Hi,
I am planing on designing and making a custom inlet manifold. I have a fair idea of what I want and what I expect to have to design but want to ask
the LCB collective if any one has some good reading. For NA set up a large plenum chamber, plenty of fluid flow, dont lean chamber 1 and make chamber
4 rich. The balancing of flow can be achieved by offsetting air supply tube to trumpet ends., which on that note trumpet design I know is also
important.
The other thing I want to consider is that I want to future proof it for boost (SC approx 1 bar at a later date). My gut feeling is that this is
impossible as there are some conflicting design attributes that conflict between a NA and boosted plenum. Sizes of chamber is one that immediately
springs to mind.
So, Any sources of info. Google brings up many pics and articles but I want to read more.

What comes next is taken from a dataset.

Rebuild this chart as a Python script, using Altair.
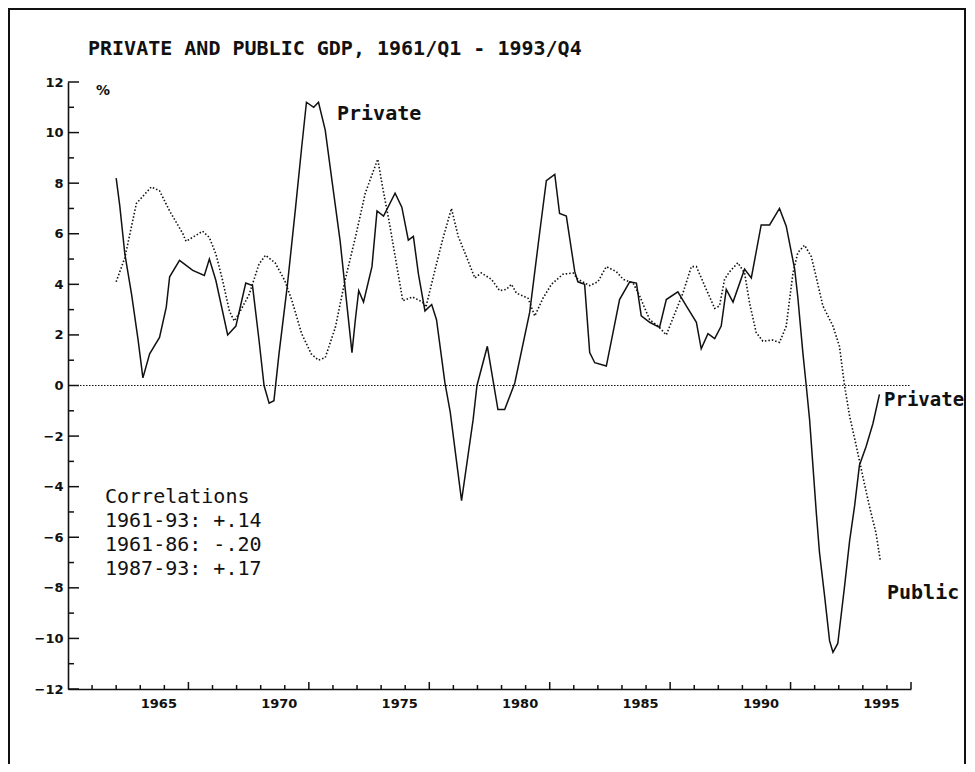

PS, anyone else want one?!?!?
I think boosted manifold design really just reduces the importance of certain areas of normal manifold design, it doesn't negate their value
entirely.
Just a few uneducated thoughts...
The key points to note in my mind are that as far as I'm aware, in boosted apps, you need to pay more attention to flow distribution. You need to
look at the increased runner/port density to adjust runner length to suit if you want to maximise effect but largely the boosting will make much
bigger difference and matching off-boost sizes will give you better torque off-boost. In boosted apps, plenum size seems to make very little
difference to power gains, maybe larger will give a little throttle response delay but how noticeable given the bounds of possible sizes?
Get some approximate formulae from literature and perform a sensitivity analysis for all the variables you might change.